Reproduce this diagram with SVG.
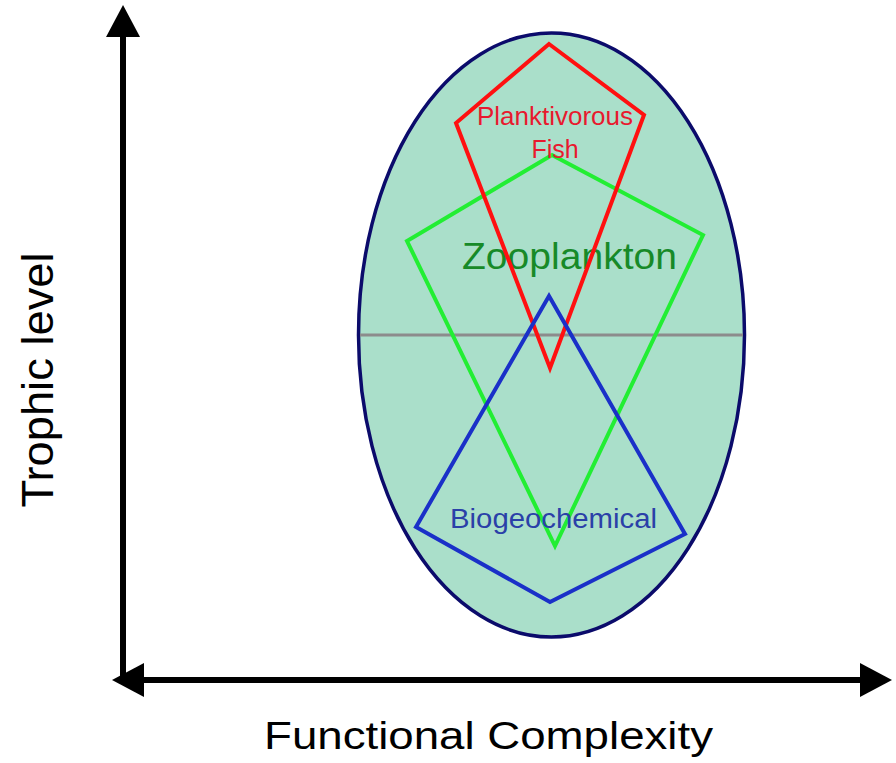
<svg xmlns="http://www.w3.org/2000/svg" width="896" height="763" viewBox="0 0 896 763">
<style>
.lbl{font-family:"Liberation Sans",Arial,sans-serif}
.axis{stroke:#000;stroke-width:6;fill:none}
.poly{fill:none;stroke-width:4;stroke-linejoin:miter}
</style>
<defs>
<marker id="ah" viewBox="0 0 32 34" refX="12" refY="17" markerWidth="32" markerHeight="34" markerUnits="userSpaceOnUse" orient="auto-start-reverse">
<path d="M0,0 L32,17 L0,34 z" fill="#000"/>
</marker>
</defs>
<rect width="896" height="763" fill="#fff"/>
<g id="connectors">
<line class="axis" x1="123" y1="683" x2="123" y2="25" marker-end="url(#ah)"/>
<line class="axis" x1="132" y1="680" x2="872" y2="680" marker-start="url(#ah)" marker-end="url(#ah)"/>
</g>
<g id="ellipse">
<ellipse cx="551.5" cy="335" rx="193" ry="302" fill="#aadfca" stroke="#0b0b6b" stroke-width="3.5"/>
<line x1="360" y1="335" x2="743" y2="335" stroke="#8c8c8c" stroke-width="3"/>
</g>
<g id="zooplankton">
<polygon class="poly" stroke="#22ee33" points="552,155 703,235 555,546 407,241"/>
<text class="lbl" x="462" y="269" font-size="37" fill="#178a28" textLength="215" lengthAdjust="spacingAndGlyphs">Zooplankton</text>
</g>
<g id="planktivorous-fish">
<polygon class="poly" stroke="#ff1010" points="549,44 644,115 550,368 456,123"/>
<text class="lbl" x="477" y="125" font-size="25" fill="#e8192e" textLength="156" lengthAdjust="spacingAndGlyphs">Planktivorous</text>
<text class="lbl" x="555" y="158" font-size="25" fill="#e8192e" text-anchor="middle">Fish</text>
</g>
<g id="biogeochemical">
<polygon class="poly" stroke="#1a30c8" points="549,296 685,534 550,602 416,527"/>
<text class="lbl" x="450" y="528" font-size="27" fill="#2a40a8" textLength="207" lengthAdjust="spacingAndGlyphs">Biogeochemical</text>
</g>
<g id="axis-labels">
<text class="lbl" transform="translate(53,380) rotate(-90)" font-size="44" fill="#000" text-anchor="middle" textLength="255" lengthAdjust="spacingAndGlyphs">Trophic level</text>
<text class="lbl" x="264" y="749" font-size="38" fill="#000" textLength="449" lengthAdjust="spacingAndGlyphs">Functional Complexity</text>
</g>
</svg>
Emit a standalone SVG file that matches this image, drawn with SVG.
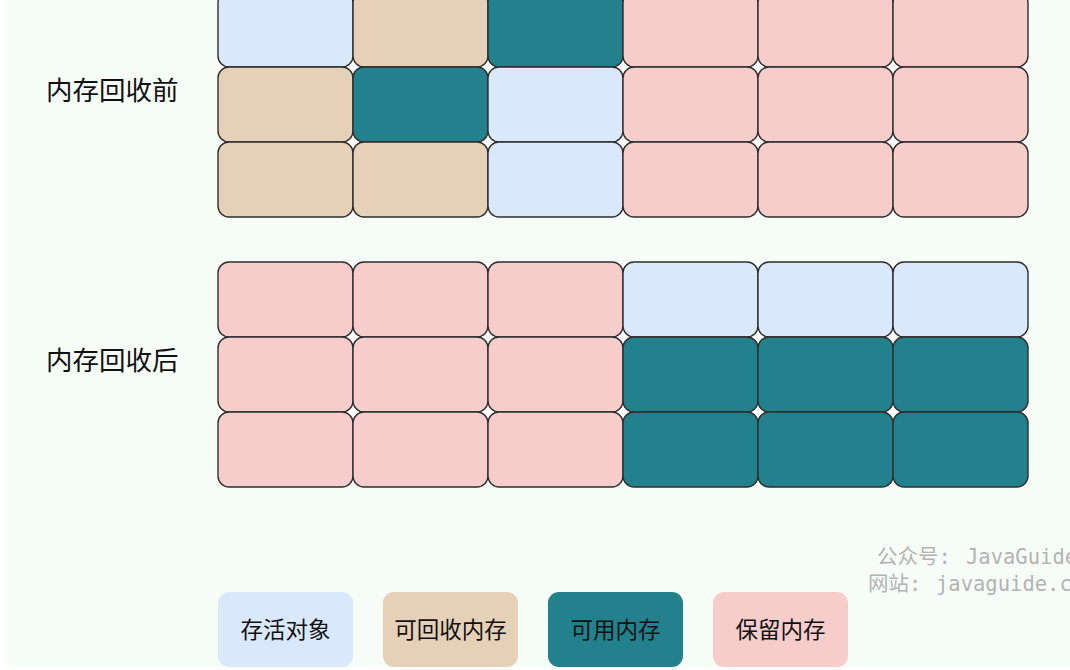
...
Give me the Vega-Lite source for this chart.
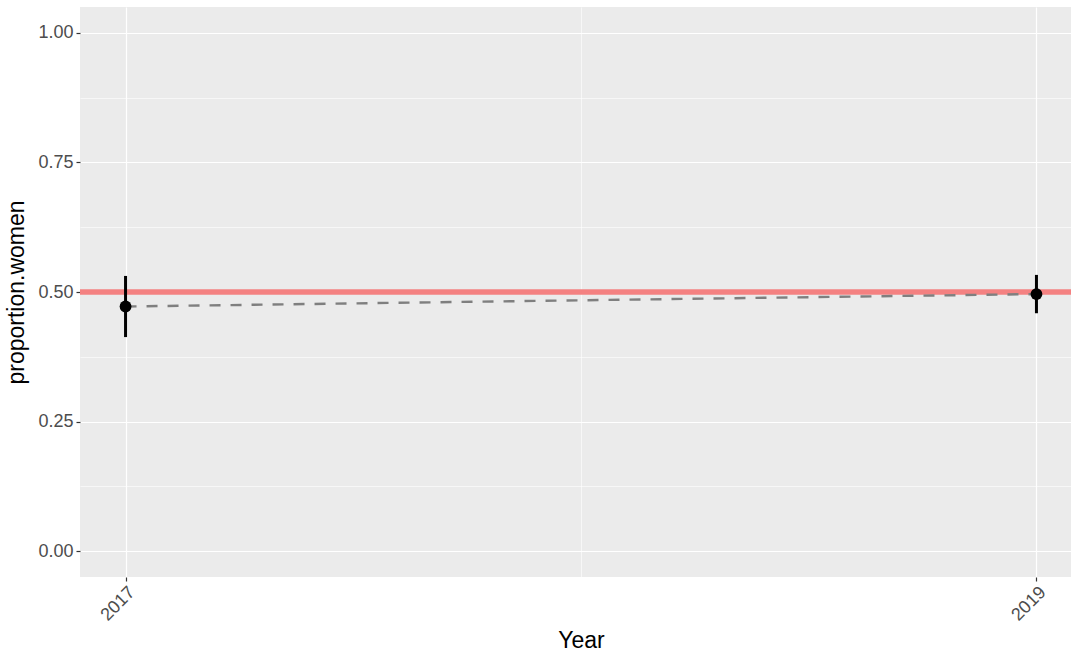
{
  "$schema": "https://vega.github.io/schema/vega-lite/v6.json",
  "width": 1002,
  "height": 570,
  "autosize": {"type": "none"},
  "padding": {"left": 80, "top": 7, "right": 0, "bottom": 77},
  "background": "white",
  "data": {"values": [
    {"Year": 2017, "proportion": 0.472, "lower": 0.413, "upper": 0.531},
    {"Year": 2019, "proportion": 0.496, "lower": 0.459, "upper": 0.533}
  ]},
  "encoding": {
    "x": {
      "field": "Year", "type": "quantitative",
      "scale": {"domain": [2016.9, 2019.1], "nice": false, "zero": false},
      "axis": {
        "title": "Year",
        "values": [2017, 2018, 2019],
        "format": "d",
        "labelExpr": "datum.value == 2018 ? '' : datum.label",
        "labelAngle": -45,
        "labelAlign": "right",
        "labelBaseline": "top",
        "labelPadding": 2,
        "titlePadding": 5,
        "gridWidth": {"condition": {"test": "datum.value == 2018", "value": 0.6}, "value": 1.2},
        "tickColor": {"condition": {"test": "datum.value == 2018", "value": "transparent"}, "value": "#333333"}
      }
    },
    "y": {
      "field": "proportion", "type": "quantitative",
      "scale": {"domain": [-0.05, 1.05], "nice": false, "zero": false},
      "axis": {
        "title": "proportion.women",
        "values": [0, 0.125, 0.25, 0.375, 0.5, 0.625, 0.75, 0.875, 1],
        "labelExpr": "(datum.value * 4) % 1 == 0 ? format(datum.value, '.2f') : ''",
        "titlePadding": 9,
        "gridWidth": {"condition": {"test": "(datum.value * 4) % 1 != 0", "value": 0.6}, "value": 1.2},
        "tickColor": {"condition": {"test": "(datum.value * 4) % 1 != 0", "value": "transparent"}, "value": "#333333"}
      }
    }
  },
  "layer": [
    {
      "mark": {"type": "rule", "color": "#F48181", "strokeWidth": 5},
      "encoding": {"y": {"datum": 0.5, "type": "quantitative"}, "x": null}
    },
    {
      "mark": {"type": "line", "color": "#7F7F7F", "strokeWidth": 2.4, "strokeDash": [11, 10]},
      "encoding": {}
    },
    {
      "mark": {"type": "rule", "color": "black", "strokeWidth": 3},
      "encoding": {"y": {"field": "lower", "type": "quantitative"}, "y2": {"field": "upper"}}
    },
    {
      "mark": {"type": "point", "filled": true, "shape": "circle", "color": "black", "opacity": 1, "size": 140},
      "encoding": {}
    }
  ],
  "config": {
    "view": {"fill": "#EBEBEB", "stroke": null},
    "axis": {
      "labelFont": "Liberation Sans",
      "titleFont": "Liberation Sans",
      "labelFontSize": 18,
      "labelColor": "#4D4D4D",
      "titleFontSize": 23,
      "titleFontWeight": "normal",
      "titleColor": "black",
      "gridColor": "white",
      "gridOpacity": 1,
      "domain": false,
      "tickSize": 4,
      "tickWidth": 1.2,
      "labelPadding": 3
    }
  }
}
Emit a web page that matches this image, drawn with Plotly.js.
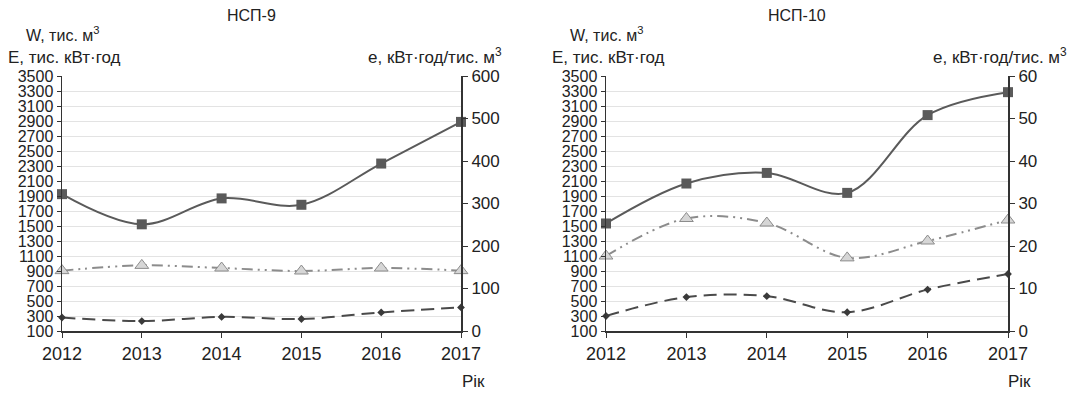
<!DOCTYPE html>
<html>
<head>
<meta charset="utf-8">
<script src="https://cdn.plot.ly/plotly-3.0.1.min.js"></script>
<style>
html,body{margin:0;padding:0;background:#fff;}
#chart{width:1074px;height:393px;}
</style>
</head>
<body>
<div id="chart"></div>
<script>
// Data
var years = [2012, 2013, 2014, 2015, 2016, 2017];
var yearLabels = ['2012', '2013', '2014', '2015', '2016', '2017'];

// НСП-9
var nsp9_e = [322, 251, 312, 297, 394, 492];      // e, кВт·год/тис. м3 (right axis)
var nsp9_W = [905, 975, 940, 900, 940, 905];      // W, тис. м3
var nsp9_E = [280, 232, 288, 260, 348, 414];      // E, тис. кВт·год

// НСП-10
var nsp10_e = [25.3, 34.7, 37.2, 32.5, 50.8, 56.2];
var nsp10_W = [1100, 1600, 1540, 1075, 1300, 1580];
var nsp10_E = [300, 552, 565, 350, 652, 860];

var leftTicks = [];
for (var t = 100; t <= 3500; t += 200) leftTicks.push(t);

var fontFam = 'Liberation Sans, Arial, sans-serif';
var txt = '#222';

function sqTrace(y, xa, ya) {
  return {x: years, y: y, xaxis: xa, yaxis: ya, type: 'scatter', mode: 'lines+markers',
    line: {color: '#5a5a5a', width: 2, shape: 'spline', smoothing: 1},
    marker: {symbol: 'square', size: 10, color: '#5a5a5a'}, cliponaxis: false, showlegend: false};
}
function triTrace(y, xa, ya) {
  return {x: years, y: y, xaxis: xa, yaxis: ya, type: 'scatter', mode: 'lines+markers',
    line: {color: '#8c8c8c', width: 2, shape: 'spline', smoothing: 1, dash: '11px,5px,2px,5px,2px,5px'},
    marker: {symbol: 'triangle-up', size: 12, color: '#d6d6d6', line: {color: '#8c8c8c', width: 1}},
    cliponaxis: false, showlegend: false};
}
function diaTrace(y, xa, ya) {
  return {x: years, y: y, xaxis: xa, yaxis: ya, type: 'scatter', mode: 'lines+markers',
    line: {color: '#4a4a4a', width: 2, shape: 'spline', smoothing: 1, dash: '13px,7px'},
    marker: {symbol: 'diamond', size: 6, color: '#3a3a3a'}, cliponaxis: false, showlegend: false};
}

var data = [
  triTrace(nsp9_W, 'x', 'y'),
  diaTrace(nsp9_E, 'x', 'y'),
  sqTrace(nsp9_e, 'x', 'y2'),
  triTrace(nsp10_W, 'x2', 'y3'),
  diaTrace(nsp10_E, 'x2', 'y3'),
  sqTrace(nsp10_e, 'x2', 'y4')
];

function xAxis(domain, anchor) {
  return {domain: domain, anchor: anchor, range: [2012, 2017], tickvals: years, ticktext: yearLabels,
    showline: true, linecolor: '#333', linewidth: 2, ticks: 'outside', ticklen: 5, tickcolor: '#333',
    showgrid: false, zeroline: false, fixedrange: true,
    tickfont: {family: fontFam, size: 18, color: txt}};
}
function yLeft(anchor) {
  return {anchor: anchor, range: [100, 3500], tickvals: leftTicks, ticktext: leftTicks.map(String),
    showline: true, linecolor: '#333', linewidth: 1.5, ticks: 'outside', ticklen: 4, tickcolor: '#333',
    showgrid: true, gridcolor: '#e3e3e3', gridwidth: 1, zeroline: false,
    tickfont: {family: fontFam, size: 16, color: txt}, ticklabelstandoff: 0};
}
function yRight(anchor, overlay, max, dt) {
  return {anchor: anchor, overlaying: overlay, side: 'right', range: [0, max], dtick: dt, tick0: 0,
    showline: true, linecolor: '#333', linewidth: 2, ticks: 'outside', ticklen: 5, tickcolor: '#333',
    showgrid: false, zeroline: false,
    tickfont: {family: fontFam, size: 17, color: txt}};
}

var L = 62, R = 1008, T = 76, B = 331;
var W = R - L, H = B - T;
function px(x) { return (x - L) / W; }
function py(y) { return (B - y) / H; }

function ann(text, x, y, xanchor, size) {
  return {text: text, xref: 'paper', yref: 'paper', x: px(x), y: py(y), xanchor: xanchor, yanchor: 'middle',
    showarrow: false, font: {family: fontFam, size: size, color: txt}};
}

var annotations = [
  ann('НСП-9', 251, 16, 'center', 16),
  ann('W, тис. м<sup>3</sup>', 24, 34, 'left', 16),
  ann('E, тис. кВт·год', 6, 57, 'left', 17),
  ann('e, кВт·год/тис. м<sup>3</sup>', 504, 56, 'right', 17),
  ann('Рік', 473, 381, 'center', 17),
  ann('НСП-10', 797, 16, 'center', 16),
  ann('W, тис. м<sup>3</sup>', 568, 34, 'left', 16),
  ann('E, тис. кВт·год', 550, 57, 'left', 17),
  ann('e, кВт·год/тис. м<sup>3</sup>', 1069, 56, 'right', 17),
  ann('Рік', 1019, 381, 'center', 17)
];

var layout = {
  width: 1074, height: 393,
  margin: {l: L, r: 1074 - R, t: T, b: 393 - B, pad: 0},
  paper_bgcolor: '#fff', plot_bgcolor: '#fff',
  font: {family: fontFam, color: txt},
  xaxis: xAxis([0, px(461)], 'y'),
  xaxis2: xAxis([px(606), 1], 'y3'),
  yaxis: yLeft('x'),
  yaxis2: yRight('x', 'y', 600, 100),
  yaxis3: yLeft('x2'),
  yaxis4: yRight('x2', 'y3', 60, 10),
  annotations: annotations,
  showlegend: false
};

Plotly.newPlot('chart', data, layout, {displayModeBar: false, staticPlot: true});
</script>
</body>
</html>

*Problem details*
Return every line holding the word "with" from the records.

*Reply*
Reproduce this diagram with SVG.
Emit a standalone SVG file that matches this image, drawn with SVG.
Emit a web page that matches this image, drawn with Plotly.js.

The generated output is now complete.